Now let’s take a white guy from that same uptight neighborhood and put him in Chicago and have him walking down the street with a suit, a briefcase and a big smile on his face. How will his “white privilege” help him out there? Can he expect completely nice treatment from everyone he comes across in that area?

The answer in both cases is that of course, the outsiders to the community will be met with different treatments than the individuals within the community themselves. This isn’t a difference in privilege, it’s a difference in culture.

It’s all about how you carry yourself.

Let’s go back to the uptight white neighborhood but instead of a “threatening” looking black guy with the saggy pants, do-rag and the pissed off expression, we have a friendly looking black guy wearing a suit, a smile and carries himself with an air of confidence as opposed to intimidation. Will the uptight white people in the neighborhood still choose to walk on the other side of the sidewalk? My bed would be absolutely not. So why?

The answer is because it has nothing to do with race and everything to do with how you carry yourself.

The same applies with Latinos as well. Picture two Mexican guys walking down the street. On one sidewalk, one of the Mexican guys is wearing a flannel shirt, jeans, and sunglasses because it’s sunny outside. On the other sidewalk, the other Mexican guy has a shaved head with a tattoo on his scalp, a huge baggy white T shirt, sagging jeans and a pissed off expression on his face. Both are Mexican guys, same race – yet one of them seems a hell of a lot less threatening, right?

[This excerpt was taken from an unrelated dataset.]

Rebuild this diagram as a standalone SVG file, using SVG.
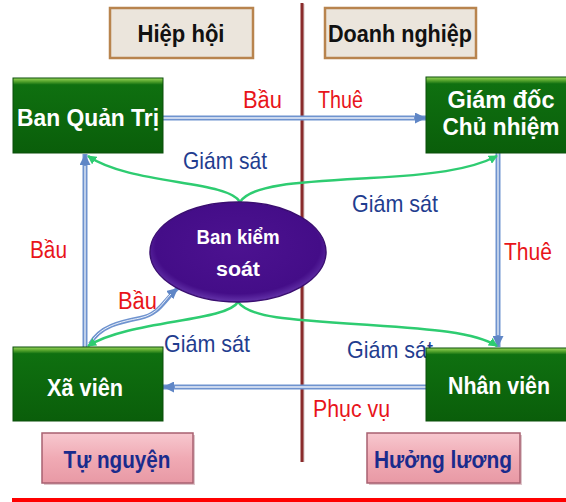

In all fairness, the bald Mexican with the head tattoo may be absolutely harmless – but at first glance it may not look like that. Why? Because it’s how you carry yourself.

Final example. Imagine two white guys walking down the street. On one side of the sidewalk is the uptight white guy with the suit and the briefcase from the uptight white neighborhood and the other sidewalk has a skinny tattooed white guy with a beanie, saggy pants, and looking like Skinny Pete from Breaking Bad. Which sidewalk would you feel more comfortable walking? Both are white – yet you’ll have a bias towards one over the other. Does the uptight one have “white privilege”? Of course not.

If you dress like a thug, talk like a thug and act like a thug, people will think you’re a thug. No race is attached to “thug.” You DO choose the thug life.

Only one kind of privilege exists – class privilege

Regardless of what race you are, you still have all of the opportunities in America as all of the other races. No other way about it. That’s the beautiful thing about this country – every race truly is equal and in the eyes of the law, it’s treated as such as well. There are no rules, regulations, legislation or government acts that specifically favor one race over another. Each race has the same potential to produce amazing and successful individuals.

“White Privilege” or any kind of “Race” privilege isn’t a thing, obviously. What’s often overlooked is the very real situation of “class privilege.” Social or financial class is an actual advantage that you can be born into.

Simply put, if you’re born into a rich family, you will have more opportunities than an individual born into a poor or lower class family. This is simply because a higher class family is able to afford and give access to more resources than would otherwise be available for a lower class family or individual.

This is not in any way caused by race. There are rich black families, there are rich white families and there are rich Latino and Hispanic and Asian families. At the exact same time, there are poor white families, poor black families, poor Hispanic and Latino and Asian families. 100% of the time, the common denominator when it comes to resources available and starting out ahead of everyone else is always financial predominance – not race.

To think that a white guy from a poor family is somehow more privileged than a black guy from a rich family is laughable – yet it’s assumed so often of the time. Race has nothing to do with the potential of an individual’s success. At the end of the day, it call comes down to how you carry yourself, how good you are at a task and how much effort you put in. You can be in an unprivileged poor family and end up more successful than someone born into a rich family.

Why? Because race has no impact on the opportunities given to individuals in this country.